The club becomes the 11th acquisition of CFG with Manchester City, New York City, Melbourne City, Yokohama Marinos, Montevideo City Torque, Girona FC, Troyes, Sichuan Jiuniu, Mumbai City and Lommel SK.

Whilst the words from Soriano were very much of what the Bolivian club would gain from the agreement, it is expected that Manchester City will be able to extend their scouting network much further into South America and acquire top talent when possible.

Arsenal need partnerships

One of the main benefits for CFG recently from having clubs such as Troyes, Girona and Lommel SK is that these are institutions established in EU countries. Due to the recent exit of Britain from the EU, this has changed the rules of how clubs can sign specific players and one of the most significant is that of under 18s.

It is now not possible for British clubs to sign under 18 talent from EU Nations. Whilst this is initially seemingly damaging to possible player development and academy growth, clubs are finding ways around the new restrictions.

There are many clubs such as City with European connections. Girona in Spain, Troyes in France and Lommel SK in Belgium.

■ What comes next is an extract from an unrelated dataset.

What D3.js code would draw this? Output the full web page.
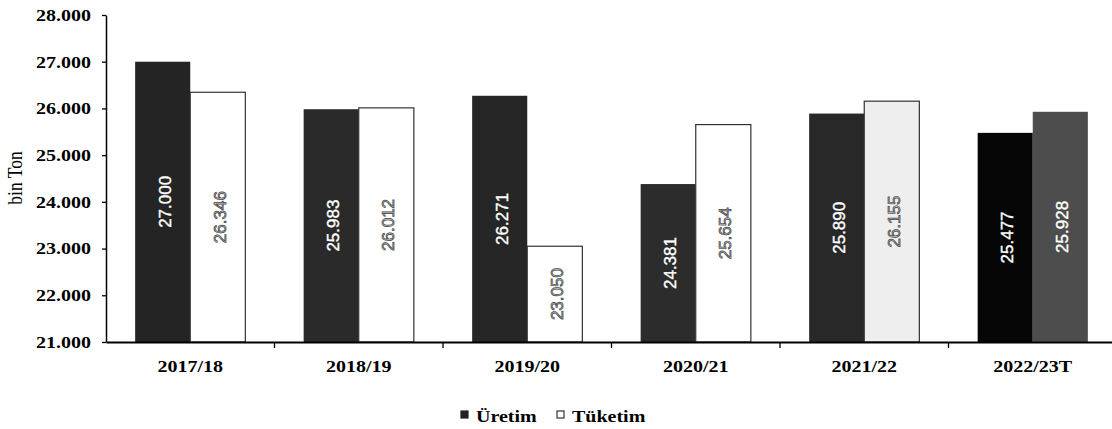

Leicester City, Brighton and Sheffield United also have agreements with sides in Belgium.

What this means is that clubs can develop players up until their 18th birthday and then, should the player meet the requirements, the British club would be able to sign them.

These clubs have do not have the same restrictions on signing under 18 players from within the EU and so in collaboration with a Premier League side, such as the aforementioned quartet, a player under the age of 18 could be signed, developed and then, once they’ve reached their adulthood, be sold to the Premier League side.

Nikolaj Moller signs for Arsenal. (Image courtesy of nordicsky.agency instagram)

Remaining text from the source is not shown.